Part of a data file
* * * * * * * * *

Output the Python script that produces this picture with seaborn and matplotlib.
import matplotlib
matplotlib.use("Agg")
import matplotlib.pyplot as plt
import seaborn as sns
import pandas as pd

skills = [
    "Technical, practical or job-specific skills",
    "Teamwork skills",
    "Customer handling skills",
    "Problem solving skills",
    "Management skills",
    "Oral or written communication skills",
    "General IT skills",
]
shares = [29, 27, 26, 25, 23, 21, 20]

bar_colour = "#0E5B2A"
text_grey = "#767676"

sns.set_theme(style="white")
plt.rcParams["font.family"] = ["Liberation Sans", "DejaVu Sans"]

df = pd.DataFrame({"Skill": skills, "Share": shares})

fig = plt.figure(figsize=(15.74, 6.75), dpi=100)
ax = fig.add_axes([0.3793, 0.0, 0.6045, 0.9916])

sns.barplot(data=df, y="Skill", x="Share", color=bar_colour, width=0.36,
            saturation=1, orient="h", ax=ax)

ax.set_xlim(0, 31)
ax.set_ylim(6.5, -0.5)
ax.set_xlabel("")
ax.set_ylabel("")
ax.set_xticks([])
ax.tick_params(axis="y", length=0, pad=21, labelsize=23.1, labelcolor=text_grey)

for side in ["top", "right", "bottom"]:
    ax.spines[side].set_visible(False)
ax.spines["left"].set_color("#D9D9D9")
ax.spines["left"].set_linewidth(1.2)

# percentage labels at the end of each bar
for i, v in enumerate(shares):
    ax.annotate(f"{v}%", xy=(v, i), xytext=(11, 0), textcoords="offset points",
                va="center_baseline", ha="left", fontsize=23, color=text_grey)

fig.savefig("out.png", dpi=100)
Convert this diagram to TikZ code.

* * * * * * * * *

→ **EXERCISE BRIEF**
Using the data above, restate word for word the lines from its opening line through the line that contains "import pandas as pd", and no more.

→ **RESULT BELOW**
Output the Python script that produces this picture with seaborn and matplotlib.
import matplotlib
matplotlib.use("Agg")
import matplotlib.pyplot as plt
import seaborn as sns
import pandas as pd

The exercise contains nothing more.